## To do:
Reproduce the complete listing without any deviation.
-=-=-
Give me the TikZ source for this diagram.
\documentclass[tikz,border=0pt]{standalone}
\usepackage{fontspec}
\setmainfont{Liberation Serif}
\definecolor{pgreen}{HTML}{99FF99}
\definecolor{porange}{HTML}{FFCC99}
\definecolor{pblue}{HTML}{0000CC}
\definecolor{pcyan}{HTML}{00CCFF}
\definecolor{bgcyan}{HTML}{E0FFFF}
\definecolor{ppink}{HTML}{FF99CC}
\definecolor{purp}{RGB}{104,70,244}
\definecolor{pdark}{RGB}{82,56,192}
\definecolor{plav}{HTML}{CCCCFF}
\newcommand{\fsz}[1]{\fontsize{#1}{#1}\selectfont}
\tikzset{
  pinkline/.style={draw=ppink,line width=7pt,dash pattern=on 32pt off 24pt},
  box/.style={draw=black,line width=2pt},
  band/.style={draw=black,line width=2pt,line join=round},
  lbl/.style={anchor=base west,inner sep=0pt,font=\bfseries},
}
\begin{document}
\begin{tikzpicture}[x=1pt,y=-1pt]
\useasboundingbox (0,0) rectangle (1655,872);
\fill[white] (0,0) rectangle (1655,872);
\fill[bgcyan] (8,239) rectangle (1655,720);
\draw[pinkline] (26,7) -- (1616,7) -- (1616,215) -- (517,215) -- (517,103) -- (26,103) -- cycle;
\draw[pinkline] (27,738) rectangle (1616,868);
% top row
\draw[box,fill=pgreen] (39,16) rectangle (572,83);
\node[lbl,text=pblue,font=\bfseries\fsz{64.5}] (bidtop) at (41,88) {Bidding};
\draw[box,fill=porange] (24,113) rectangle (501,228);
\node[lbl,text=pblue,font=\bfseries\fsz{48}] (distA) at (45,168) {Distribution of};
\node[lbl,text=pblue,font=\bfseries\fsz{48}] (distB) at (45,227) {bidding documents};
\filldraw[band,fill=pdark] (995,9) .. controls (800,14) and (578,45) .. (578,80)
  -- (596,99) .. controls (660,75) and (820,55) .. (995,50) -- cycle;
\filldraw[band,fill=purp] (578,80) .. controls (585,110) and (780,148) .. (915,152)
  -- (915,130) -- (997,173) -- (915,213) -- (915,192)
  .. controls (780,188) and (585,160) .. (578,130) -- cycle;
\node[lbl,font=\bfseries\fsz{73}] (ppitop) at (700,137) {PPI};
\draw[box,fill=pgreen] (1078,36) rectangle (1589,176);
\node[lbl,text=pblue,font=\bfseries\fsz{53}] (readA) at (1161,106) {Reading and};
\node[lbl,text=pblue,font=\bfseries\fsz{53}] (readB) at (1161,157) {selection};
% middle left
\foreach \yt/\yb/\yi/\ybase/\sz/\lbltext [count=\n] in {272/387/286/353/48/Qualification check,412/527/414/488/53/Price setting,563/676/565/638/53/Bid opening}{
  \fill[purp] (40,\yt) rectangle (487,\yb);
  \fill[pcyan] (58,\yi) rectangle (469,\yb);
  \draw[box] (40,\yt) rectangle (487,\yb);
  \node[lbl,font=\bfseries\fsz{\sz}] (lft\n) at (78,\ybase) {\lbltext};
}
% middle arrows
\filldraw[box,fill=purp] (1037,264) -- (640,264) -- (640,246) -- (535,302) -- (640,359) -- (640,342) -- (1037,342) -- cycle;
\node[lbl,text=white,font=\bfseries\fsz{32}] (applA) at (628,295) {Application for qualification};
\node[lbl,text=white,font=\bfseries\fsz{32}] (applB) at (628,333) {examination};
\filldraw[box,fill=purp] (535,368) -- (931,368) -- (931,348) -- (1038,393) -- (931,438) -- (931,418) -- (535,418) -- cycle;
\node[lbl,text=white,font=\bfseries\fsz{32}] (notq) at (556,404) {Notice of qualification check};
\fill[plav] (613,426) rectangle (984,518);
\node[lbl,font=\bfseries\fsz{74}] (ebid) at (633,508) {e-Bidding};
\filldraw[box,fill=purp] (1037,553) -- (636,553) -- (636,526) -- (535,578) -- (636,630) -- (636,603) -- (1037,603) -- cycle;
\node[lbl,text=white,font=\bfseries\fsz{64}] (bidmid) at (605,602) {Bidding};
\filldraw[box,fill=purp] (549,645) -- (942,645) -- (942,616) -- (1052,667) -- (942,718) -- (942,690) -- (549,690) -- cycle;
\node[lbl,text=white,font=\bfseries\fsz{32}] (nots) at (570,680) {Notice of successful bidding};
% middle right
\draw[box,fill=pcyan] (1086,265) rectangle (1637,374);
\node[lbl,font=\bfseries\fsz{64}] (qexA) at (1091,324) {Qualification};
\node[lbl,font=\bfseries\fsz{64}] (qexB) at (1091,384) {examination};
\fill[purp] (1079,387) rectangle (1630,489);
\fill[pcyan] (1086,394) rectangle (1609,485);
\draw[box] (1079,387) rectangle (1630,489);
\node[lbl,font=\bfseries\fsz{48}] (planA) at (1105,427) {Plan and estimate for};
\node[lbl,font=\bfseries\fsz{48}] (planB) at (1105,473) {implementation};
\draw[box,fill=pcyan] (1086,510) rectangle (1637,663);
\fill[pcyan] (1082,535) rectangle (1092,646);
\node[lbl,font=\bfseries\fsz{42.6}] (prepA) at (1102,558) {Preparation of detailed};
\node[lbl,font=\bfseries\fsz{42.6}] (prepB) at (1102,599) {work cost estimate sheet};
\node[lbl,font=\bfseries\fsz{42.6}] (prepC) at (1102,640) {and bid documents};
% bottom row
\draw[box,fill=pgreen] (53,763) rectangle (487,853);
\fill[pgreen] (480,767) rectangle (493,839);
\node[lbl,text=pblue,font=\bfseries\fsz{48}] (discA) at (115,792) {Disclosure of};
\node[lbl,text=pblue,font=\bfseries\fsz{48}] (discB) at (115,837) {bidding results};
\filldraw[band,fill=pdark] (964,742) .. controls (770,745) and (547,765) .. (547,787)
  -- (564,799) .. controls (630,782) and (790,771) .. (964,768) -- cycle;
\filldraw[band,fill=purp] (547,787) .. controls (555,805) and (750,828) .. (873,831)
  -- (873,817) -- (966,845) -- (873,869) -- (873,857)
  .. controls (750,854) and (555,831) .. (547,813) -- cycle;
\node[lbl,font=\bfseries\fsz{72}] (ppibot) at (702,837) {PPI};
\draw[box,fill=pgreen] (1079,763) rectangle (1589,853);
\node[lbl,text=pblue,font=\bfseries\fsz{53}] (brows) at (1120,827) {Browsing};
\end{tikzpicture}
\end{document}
-=-=-
## Answer below:
Give me the TikZ source for this diagram.
\documentclass[tikz,border=0pt]{standalone}
\usepackage{fontspec}
\setmainfont{Liberation Serif}
\definecolor{pgreen}{HTML}{99FF99}
\definecolor{porange}{HTML}{FFCC99}
\definecolor{pblue}{HTML}{0000CC}
\definecolor{pcyan}{HTML}{00CCFF}
\definecolor{bgcyan}{HTML}{E0FFFF}
\definecolor{ppink}{HTML}{FF99CC}
\definecolor{purp}{RGB}{104,70,244}
\definecolor{pdark}{RGB}{82,56,192}
\definecolor{plav}{HTML}{CCCCFF}
\newcommand{\fsz}[1]{\fontsize{#1}{#1}\selectfont}
\tikzset{
  pinkline/.style={draw=ppink,line width=7pt,dash pattern=on 32pt off 24pt},
  box/.style={draw=black,line width=2pt},
  band/.style={draw=black,line width=2pt,line join=round},
  lbl/.style={anchor=base west,inner sep=0pt,font=\bfseries},
}
\begin{document}
\begin{tikzpicture}[x=1pt,y=-1pt]
\useasboundingbox (0,0) rectangle (1655,872);
\fill[white] (0,0) rectangle (1655,872);
\fill[bgcyan] (8,239) rectangle (1655,720);
\draw[pinkline] (26,7) -- (1616,7) -- (1616,215) -- (517,215) -- (517,103) -- (26,103) -- cycle;
\draw[pinkline] (27,738) rectangle (1616,868);
% top row
\draw[box,fill=pgreen] (39,16) rectangle (572,83);
\node[lbl,text=pblue,font=\bfseries\fsz{64.5}] (bidtop) at (41,88) {Bidding};
\draw[box,fill=porange] (24,113) rectangle (501,228);
\node[lbl,text=pblue,font=\bfseries\fsz{48}] (distA) at (45,168) {Distribution of};
\node[lbl,text=pblue,font=\bfseries\fsz{48}] (distB) at (45,227) {bidding documents};
\filldraw[band,fill=pdark] (995,9) .. controls (800,14) and (578,45) .. (578,80)
  -- (596,99) .. controls (660,75) and (820,55) .. (995,50) -- cycle;
\filldraw[band,fill=purp] (578,80) .. controls (585,110) and (780,148) .. (915,152)
  -- (915,130) -- (997,173) -- (915,213) -- (915,192)
  .. controls (780,188) and (585,160) .. (578,130) -- cycle;
\node[lbl,font=\bfseries\fsz{73}] (ppitop) at (700,137) {PPI};
\draw[box,fill=pgreen] (1078,36) rectangle (1589,176);
\node[lbl,text=pblue,font=\bfseries\fsz{53}] (readA) at (1161,106) {Reading and};
\node[lbl,text=pblue,font=\bfseries\fsz{53}] (readB) at (1161,157) {selection};
% middle left
\foreach \yt/\yb/\yi/\ybase/\sz/\lbltext [count=\n] in {272/387/286/353/48/Qualification check,412/527/414/488/53/Price setting,563/676/565/638/53/Bid opening}{
  \fill[purp] (40,\yt) rectangle (487,\yb);
  \fill[pcyan] (58,\yi) rectangle (469,\yb);
  \draw[box] (40,\yt) rectangle (487,\yb);
  \node[lbl,font=\bfseries\fsz{\sz}] (lft\n) at (78,\ybase) {\lbltext};
}
% middle arrows
\filldraw[box,fill=purp] (1037,264) -- (640,264) -- (640,246) -- (535,302) -- (640,359) -- (640,342) -- (1037,342) -- cycle;
\node[lbl,text=white,font=\bfseries\fsz{32}] (applA) at (628,295) {Application for qualification};
\node[lbl,text=white,font=\bfseries\fsz{32}] (applB) at (628,333) {examination};
\filldraw[box,fill=purp] (535,368) -- (931,368) -- (931,348) -- (1038,393) -- (931,438) -- (931,418) -- (535,418) -- cycle;
\node[lbl,text=white,font=\bfseries\fsz{32}] (notq) at (556,404) {Notice of qualification check};
\fill[plav] (613,426) rectangle (984,518);
\node[lbl,font=\bfseries\fsz{74}] (ebid) at (633,508) {e-Bidding};
\filldraw[box,fill=purp] (1037,553) -- (636,553) -- (636,526) -- (535,578) -- (636,630) -- (636,603) -- (1037,603) -- cycle;
\node[lbl,text=white,font=\bfseries\fsz{64}] (bidmid) at (605,602) {Bidding};
\filldraw[box,fill=purp] (549,645) -- (942,645) -- (942,616) -- (1052,667) -- (942,718) -- (942,690) -- (549,690) -- cycle;
\node[lbl,text=white,font=\bfseries\fsz{32}] (nots) at (570,680) {Notice of successful bidding};
% middle right
\draw[box,fill=pcyan] (1086,265) rectangle (1637,374);
\node[lbl,font=\bfseries\fsz{64}] (qexA) at (1091,324) {Qualification};
\node[lbl,font=\bfseries\fsz{64}] (qexB) at (1091,384) {examination};
\fill[purp] (1079,387) rectangle (1630,489);
\fill[pcyan] (1086,394) rectangle (1609,485);
\draw[box] (1079,387) rectangle (1630,489);
\node[lbl,font=\bfseries\fsz{48}] (planA) at (1105,427) {Plan and estimate for};
\node[lbl,font=\bfseries\fsz{48}] (planB) at (1105,473) {implementation};
\draw[box,fill=pcyan] (1086,510) rectangle (1637,663);
\fill[pcyan] (1082,535) rectangle (1092,646);
\node[lbl,font=\bfseries\fsz{42.6}] (prepA) at (1102,558) {Preparation of detailed};
\node[lbl,font=\bfseries\fsz{42.6}] (prepB) at (1102,599) {work cost estimate sheet};
\node[lbl,font=\bfseries\fsz{42.6}] (prepC) at (1102,640) {and bid documents};
% bottom row
\draw[box,fill=pgreen] (53,763) rectangle (487,853);
\fill[pgreen] (480,767) rectangle (493,839);
\node[lbl,text=pblue,font=\bfseries\fsz{48}] (discA) at (115,792) {Disclosure of};
\node[lbl,text=pblue,font=\bfseries\fsz{48}] (discB) at (115,837) {bidding results};
\filldraw[band,fill=pdark] (964,742) .. controls (770,745) and (547,765) .. (547,787)
  -- (564,799) .. controls (630,782) and (790,771) .. (964,768) -- cycle;
\filldraw[band,fill=purp] (547,787) .. controls (555,805) and (750,828) .. (873,831)
  -- (873,817) -- (966,845) -- (873,869) -- (873,857)
  .. controls (750,854) and (555,831) .. (547,813) -- cycle;
\node[lbl,font=\bfseries\fsz{72}] (ppibot) at (702,837) {PPI};
\draw[box,fill=pgreen] (1079,763) rectangle (1589,853);
\node[lbl,text=pblue,font=\bfseries\fsz{53}] (brows) at (1120,827) {Browsing};
\end{tikzpicture}
\end{document}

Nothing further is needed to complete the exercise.